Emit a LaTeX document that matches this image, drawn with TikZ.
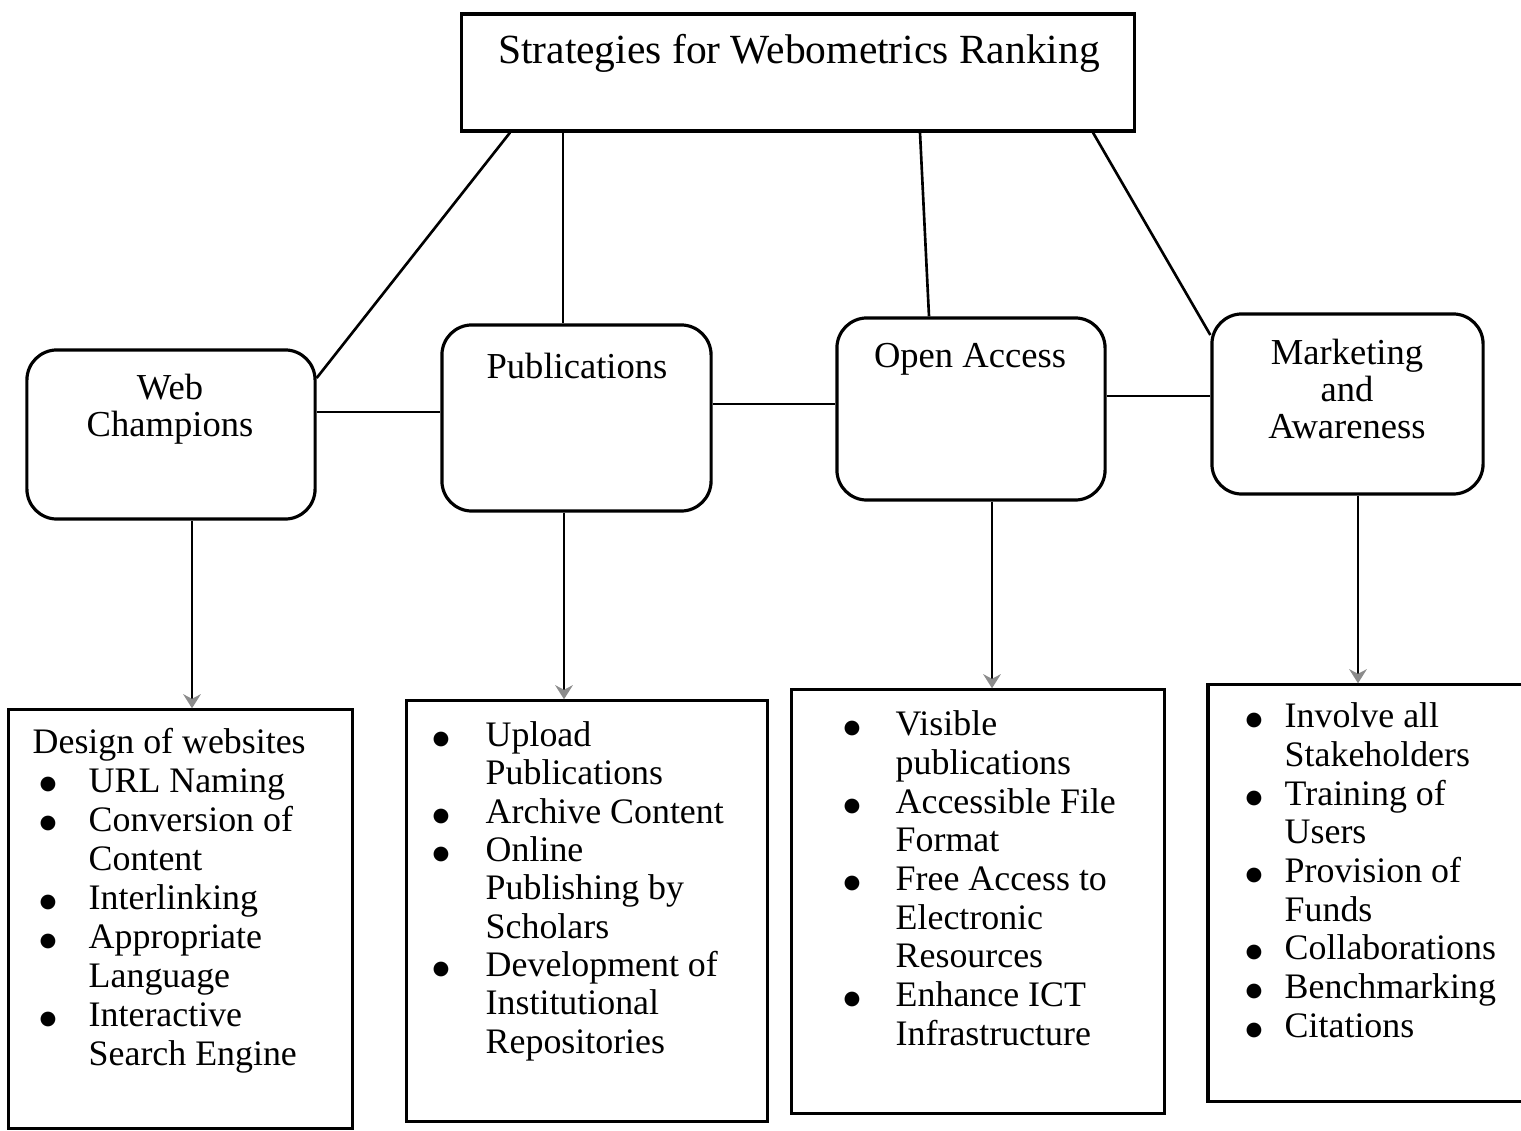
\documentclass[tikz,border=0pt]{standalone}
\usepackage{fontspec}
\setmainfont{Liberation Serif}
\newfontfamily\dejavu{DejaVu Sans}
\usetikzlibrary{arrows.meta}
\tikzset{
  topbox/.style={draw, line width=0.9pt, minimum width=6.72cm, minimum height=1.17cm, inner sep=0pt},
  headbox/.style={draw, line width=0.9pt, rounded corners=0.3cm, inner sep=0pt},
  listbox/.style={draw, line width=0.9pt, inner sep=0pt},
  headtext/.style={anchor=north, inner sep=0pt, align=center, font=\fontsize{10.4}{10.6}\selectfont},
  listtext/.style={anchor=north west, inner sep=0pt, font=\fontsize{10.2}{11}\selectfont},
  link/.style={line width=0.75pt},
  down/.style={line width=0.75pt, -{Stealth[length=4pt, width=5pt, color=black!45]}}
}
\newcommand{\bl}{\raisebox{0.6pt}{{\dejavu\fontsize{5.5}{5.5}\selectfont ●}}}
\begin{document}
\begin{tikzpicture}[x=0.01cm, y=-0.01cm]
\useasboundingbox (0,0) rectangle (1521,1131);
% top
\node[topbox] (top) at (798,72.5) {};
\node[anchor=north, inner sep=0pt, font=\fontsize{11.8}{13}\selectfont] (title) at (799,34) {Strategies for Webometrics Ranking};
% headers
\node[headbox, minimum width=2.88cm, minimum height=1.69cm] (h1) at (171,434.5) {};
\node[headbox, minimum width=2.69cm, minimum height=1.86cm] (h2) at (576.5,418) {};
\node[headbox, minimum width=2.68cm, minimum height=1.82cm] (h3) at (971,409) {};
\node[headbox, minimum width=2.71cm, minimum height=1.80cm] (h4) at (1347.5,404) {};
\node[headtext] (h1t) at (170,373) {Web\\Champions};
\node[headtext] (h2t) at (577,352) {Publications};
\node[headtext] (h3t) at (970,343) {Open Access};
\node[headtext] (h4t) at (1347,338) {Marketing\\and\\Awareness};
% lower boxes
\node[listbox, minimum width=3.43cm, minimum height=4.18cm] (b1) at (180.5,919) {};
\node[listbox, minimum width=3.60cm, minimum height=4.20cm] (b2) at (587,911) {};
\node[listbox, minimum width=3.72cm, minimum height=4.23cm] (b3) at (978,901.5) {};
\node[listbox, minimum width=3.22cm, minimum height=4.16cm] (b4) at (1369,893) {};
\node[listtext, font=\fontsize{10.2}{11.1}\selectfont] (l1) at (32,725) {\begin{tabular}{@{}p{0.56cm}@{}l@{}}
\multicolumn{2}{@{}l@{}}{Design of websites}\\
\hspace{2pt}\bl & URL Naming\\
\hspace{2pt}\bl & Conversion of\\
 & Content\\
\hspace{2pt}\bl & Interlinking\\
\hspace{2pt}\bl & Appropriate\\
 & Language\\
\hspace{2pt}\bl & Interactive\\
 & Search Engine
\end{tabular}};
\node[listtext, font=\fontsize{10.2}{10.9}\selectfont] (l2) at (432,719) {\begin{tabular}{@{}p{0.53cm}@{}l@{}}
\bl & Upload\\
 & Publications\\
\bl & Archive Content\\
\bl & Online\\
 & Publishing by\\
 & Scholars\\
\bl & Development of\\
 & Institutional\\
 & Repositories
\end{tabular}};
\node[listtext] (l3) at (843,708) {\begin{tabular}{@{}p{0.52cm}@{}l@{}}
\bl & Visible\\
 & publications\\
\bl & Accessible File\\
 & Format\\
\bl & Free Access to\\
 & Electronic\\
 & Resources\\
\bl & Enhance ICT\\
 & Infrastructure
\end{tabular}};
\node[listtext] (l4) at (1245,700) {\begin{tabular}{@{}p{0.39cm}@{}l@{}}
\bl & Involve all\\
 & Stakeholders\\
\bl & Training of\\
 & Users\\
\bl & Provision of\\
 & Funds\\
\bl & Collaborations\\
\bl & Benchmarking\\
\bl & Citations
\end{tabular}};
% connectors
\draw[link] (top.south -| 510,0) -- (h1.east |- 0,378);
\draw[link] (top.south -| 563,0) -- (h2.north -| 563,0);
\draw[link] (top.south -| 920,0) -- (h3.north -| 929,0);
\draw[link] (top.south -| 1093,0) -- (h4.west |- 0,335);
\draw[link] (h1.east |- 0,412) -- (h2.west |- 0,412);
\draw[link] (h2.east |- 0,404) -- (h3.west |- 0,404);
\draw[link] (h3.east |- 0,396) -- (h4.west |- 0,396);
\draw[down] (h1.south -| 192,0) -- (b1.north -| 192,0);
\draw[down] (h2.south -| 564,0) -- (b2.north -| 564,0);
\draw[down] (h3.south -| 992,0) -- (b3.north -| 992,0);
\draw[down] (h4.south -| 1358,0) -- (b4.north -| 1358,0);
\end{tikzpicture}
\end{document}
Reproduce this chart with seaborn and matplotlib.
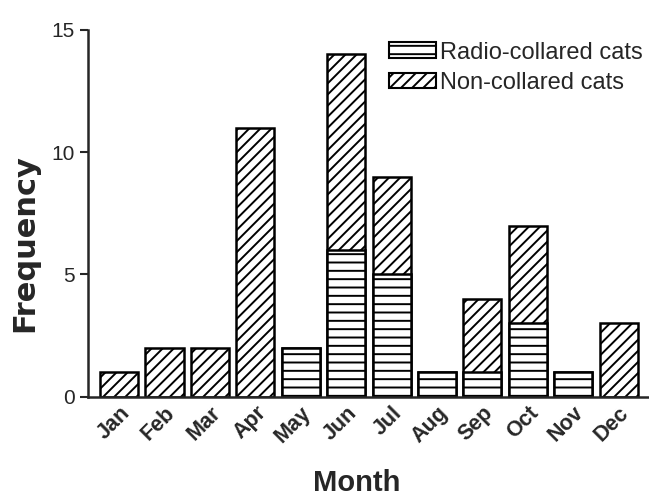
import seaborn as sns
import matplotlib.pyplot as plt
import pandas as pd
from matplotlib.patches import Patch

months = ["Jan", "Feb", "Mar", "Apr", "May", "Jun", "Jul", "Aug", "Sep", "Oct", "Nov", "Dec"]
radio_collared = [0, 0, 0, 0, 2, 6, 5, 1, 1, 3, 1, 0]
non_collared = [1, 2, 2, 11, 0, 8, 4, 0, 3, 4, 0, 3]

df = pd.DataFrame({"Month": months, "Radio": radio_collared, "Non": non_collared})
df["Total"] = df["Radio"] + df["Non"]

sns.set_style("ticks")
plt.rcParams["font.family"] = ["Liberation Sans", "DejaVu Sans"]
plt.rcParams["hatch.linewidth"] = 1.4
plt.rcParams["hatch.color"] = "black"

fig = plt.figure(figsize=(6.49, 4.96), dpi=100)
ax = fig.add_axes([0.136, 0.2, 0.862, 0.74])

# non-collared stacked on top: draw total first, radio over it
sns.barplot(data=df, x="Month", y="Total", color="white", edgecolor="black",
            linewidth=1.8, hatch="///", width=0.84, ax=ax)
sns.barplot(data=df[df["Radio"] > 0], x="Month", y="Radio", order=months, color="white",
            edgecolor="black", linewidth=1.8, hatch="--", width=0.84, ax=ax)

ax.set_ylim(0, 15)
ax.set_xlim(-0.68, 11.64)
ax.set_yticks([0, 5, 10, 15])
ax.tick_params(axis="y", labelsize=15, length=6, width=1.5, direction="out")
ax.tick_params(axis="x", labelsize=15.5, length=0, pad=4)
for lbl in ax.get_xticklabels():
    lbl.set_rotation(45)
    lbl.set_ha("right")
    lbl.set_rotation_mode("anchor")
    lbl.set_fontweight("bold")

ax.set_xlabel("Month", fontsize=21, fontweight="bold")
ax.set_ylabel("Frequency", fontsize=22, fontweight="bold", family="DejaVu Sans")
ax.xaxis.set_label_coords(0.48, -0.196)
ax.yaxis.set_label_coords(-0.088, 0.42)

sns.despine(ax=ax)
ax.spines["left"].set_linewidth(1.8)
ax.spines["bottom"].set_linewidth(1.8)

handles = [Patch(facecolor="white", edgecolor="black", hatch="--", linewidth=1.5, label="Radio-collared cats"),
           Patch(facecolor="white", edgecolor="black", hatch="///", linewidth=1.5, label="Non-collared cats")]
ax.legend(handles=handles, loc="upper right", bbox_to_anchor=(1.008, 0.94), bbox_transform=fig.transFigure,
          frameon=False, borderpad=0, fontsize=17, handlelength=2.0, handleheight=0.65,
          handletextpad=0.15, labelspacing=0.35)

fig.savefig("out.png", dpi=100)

#####

**What the exercise asks:** Copy out each record shown above without alteration, skipping any picture.

**Exercise response:**
Emit a LaTeX document that matches this image, drawn with TikZ.
\documentclass[tikz,border=0pt]{standalone}
\usepackage{fontspec}
\setmainfont{Liberation Serif}
\newfontfamily\dejavu{DejaVu Sans}
\usetikzlibrary{arrows.meta}
\tikzset{
  topbox/.style={draw, line width=0.9pt, minimum width=6.72cm, minimum height=1.17cm, inner sep=0pt},
  headbox/.style={draw, line width=0.9pt, rounded corners=0.3cm, inner sep=0pt},
  listbox/.style={draw, line width=0.9pt, inner sep=0pt},
  headtext/.style={anchor=north, inner sep=0pt, align=center, font=\fontsize{10.4}{10.6}\selectfont},
  listtext/.style={anchor=north west, inner sep=0pt, font=\fontsize{10.2}{11}\selectfont},
  link/.style={line width=0.75pt},
  down/.style={line width=0.75pt, -{Stealth[length=4pt, width=5pt, color=black!45]}}
}
\newcommand{\bl}{\raisebox{0.6pt}{{\dejavu\fontsize{5.5}{5.5}\selectfont ●}}}
\begin{document}
\begin{tikzpicture}[x=0.01cm, y=-0.01cm]
\useasboundingbox (0,0) rectangle (1521,1131);
% top
\node[topbox] (top) at (798,72.5) {};
\node[anchor=north, inner sep=0pt, font=\fontsize{11.8}{13}\selectfont] (title) at (799,34) {Strategies for Webometrics Ranking};
% headers
\node[headbox, minimum width=2.88cm, minimum height=1.69cm] (h1) at (171,434.5) {};
\node[headbox, minimum width=2.69cm, minimum height=1.86cm] (h2) at (576.5,418) {};
\node[headbox, minimum width=2.68cm, minimum height=1.82cm] (h3) at (971,409) {};
\node[headbox, minimum width=2.71cm, minimum height=1.80cm] (h4) at (1347.5,404) {};
\node[headtext] (h1t) at (170,373) {Web\\Champions};
\node[headtext] (h2t) at (577,352) {Publications};
\node[headtext] (h3t) at (970,343) {Open Access};
\node[headtext] (h4t) at (1347,338) {Marketing\\and\\Awareness};
% lower boxes
\node[listbox, minimum width=3.43cm, minimum height=4.18cm] (b1) at (180.5,919) {};
\node[listbox, minimum width=3.60cm, minimum height=4.20cm] (b2) at (587,911) {};
\node[listbox, minimum width=3.72cm, minimum height=4.23cm] (b3) at (978,901.5) {};
\node[listbox, minimum width=3.22cm, minimum height=4.16cm] (b4) at (1369,893) {};
\node[listtext, font=\fontsize{10.2}{11.1}\selectfont] (l1) at (32,725) {\begin{tabular}{@{}p{0.56cm}@{}l@{}}
\multicolumn{2}{@{}l@{}}{Design of websites}\\
\hspace{2pt}\bl & URL Naming\\
\hspace{2pt}\bl & Conversion of\\
 & Content\\
\hspace{2pt}\bl & Interlinking\\
\hspace{2pt}\bl & Appropriate\\
 & Language\\
\hspace{2pt}\bl & Interactive\\
 & Search Engine
\end{tabular}};
\node[listtext, font=\fontsize{10.2}{10.9}\selectfont] (l2) at (432,719) {\begin{tabular}{@{}p{0.53cm}@{}l@{}}
\bl & Upload\\
 & Publications\\
\bl & Archive Content\\
\bl & Online\\
 & Publishing by\\
 & Scholars\\
\bl & Development of\\
 & Institutional\\
 & Repositories
\end{tabular}};
\node[listtext] (l3) at (843,708) {\begin{tabular}{@{}p{0.52cm}@{}l@{}}
\bl & Visible\\
 & publications\\
\bl & Accessible File\\
 & Format\\
\bl & Free Access to\\
 & Electronic\\
 & Resources\\
\bl & Enhance ICT\\
 & Infrastructure
\end{tabular}};
\node[listtext] (l4) at (1245,700) {\begin{tabular}{@{}p{0.39cm}@{}l@{}}
\bl & Involve all\\
 & Stakeholders\\
\bl & Training of\\
 & Users\\
\bl & Provision of\\
 & Funds\\
\bl & Collaborations\\
\bl & Benchmarking\\
\bl & Citations
\end{tabular}};
% connectors
\draw[link] (top.south -| 510,0) -- (h1.east |- 0,378);
\draw[link] (top.south -| 563,0) -- (h2.north -| 563,0);
\draw[link] (top.south -| 920,0) -- (h3.north -| 929,0);
\draw[link] (top.south -| 1093,0) -- (h4.west |- 0,335);
\draw[link] (h1.east |- 0,412) -- (h2.west |- 0,412);
\draw[link] (h2.east |- 0,404) -- (h3.west |- 0,404);
\draw[link] (h3.east |- 0,396) -- (h4.west |- 0,396);
\draw[down] (h1.south -| 192,0) -- (b1.north -| 192,0);
\draw[down] (h2.south -| 564,0) -- (b2.north -| 564,0);
\draw[down] (h3.south -| 992,0) -- (b3.north -| 992,0);
\draw[down] (h4.south -| 1358,0) -- (b4.north -| 1358,0);
\end{tikzpicture}
\end{document}
Reproduce this chart with seaborn and matplotlib.
import seaborn as sns
import matplotlib.pyplot as plt
import pandas as pd
from matplotlib.patches import Patch

months = ["Jan", "Feb", "Mar", "Apr", "May", "Jun", "Jul", "Aug", "Sep", "Oct", "Nov", "Dec"]
radio_collared = [0, 0, 0, 0, 2, 6, 5, 1, 1, 3, 1, 0]
non_collared = [1, 2, 2, 11, 0, 8, 4, 0, 3, 4, 0, 3]

df = pd.DataFrame({"Month": months, "Radio": radio_collared, "Non": non_collared})
df["Total"] = df["Radio"] + df["Non"]

sns.set_style("ticks")
plt.rcParams["font.family"] = ["Liberation Sans", "DejaVu Sans"]
plt.rcParams["hatch.linewidth"] = 1.4
plt.rcParams["hatch.color"] = "black"

fig = plt.figure(figsize=(6.49, 4.96), dpi=100)
ax = fig.add_axes([0.136, 0.2, 0.862, 0.74])

# non-collared stacked on top: draw total first, radio over it
sns.barplot(data=df, x="Month", y="Total", color="white", edgecolor="black",
            linewidth=1.8, hatch="///", width=0.84, ax=ax)
sns.barplot(data=df[df["Radio"] > 0], x="Month", y="Radio", order=months, color="white",
            edgecolor="black", linewidth=1.8, hatch="--", width=0.84, ax=ax)

ax.set_ylim(0, 15)
ax.set_xlim(-0.68, 11.64)
ax.set_yticks([0, 5, 10, 15])
ax.tick_params(axis="y", labelsize=15, length=6, width=1.5, direction="out")
ax.tick_params(axis="x", labelsize=15.5, length=0, pad=4)
for lbl in ax.get_xticklabels():
    lbl.set_rotation(45)
    lbl.set_ha("right")
    lbl.set_rotation_mode("anchor")
    lbl.set_fontweight("bold")

ax.set_xlabel("Month", fontsize=21, fontweight="bold")
ax.set_ylabel("Frequency", fontsize=22, fontweight="bold", family="DejaVu Sans")
ax.xaxis.set_label_coords(0.48, -0.196)
ax.yaxis.set_label_coords(-0.088, 0.42)

sns.despine(ax=ax)
ax.spines["left"].set_linewidth(1.8)
ax.spines["bottom"].set_linewidth(1.8)

handles = [Patch(facecolor="white", edgecolor="black", hatch="--", linewidth=1.5, label="Radio-collared cats"),
           Patch(facecolor="white", edgecolor="black", hatch="///", linewidth=1.5, label="Non-collared cats")]
ax.legend(handles=handles, loc="upper right", bbox_to_anchor=(1.008, 0.94), bbox_transform=fig.transFigure,
          frameon=False, borderpad=0, fontsize=17, handlelength=2.0, handleheight=0.65,
          handletextpad=0.15, labelspacing=0.35)

fig.savefig("out.png", dpi=100)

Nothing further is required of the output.